[REQUIRED WORK]
Reproduce each line bearing the word "with".

[AVAILABLE DATA]
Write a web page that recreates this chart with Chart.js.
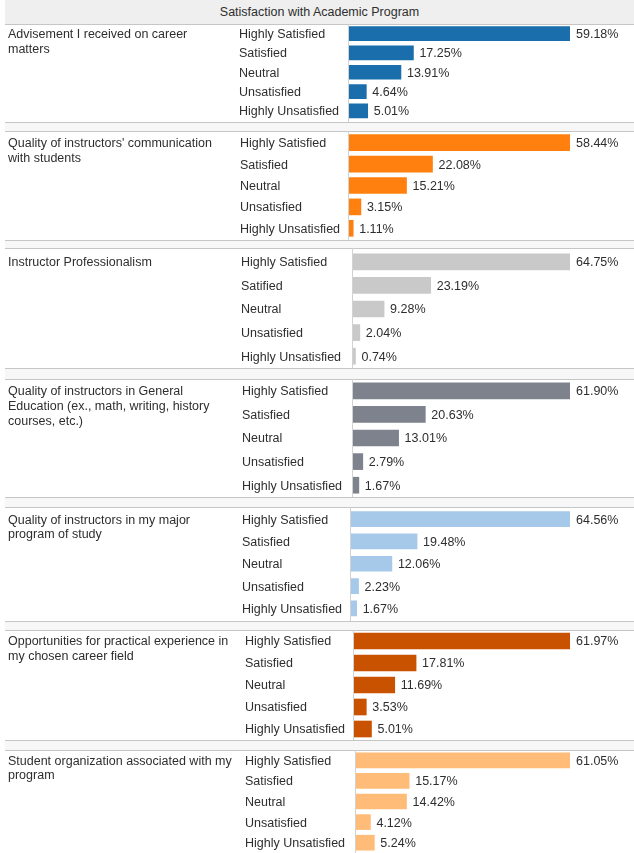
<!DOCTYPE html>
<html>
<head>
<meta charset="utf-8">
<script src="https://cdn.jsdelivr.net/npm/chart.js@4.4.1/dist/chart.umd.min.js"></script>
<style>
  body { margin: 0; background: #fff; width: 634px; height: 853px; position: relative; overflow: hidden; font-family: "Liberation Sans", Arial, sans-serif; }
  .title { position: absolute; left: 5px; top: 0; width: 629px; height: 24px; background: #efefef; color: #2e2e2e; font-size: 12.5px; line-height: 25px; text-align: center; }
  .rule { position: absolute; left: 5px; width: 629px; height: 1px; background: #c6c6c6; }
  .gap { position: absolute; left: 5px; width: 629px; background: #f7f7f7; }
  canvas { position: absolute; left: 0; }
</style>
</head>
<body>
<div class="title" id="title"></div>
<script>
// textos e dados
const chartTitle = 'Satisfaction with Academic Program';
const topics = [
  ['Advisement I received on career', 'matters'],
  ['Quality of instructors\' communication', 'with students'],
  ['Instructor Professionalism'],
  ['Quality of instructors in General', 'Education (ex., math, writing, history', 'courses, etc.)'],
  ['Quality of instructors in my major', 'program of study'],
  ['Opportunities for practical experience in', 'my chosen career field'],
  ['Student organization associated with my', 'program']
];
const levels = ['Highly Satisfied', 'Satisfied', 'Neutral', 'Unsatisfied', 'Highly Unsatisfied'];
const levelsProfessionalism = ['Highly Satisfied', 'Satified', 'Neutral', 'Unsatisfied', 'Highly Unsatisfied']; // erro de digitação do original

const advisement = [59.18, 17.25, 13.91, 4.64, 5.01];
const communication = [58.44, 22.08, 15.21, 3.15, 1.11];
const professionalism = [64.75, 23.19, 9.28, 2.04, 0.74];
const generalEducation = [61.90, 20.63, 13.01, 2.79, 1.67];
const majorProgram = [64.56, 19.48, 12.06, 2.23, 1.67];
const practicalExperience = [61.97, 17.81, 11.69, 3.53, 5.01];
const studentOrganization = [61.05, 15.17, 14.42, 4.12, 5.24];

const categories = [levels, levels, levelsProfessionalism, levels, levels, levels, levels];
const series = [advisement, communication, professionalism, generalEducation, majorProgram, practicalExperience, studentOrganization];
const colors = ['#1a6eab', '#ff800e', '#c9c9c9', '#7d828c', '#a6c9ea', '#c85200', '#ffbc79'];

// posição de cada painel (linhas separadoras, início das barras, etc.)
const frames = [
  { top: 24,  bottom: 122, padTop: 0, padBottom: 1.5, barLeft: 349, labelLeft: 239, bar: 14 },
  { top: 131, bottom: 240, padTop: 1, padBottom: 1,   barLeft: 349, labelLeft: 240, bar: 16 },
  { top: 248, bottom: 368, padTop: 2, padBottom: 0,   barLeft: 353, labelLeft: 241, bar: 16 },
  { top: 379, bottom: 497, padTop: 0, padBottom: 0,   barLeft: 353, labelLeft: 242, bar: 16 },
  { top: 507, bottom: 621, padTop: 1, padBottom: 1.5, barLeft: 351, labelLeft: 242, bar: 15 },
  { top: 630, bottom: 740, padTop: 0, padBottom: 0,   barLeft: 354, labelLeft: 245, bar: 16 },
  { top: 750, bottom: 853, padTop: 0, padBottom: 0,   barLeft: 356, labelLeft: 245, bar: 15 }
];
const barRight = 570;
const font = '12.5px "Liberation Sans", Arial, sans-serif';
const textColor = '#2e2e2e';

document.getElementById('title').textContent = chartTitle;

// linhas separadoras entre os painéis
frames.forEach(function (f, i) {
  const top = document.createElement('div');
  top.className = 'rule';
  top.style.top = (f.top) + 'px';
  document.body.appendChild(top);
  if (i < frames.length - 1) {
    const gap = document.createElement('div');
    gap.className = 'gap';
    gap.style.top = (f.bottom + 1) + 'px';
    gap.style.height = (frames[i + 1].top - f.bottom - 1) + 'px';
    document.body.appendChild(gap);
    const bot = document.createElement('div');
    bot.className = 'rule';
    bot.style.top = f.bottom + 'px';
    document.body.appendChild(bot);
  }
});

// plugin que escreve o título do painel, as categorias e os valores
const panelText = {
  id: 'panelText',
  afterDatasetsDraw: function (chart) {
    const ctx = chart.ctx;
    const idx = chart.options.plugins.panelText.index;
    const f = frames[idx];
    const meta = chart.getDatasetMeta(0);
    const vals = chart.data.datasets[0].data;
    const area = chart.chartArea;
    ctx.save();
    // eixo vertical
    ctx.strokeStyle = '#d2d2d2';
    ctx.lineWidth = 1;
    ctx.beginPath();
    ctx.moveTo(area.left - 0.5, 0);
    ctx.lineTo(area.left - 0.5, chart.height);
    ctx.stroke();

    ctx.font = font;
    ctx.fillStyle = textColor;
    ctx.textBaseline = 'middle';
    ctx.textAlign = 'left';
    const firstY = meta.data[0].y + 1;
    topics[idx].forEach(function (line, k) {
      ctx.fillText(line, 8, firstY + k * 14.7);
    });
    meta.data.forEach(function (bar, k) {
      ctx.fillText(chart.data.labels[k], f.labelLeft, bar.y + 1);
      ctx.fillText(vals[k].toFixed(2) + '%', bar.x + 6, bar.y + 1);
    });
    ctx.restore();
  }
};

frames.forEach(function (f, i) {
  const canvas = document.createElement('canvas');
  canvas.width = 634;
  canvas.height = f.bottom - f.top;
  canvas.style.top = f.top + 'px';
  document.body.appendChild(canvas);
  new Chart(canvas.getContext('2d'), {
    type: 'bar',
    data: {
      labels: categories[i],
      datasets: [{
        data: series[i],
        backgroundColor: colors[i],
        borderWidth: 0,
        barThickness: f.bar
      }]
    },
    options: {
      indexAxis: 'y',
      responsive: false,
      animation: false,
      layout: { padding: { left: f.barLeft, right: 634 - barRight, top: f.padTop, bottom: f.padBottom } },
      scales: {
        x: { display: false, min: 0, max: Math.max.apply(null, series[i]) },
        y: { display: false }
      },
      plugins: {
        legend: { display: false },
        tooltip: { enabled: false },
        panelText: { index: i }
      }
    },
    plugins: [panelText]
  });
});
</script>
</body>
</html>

[ANSWER]
Write a web page that recreates this chart with Chart.js.
const chartTitle = 'Satisfaction with Academic Program';
  ['Quality of instructors\' communication', 'with students'],
  ['Student organization associated with my', 'program']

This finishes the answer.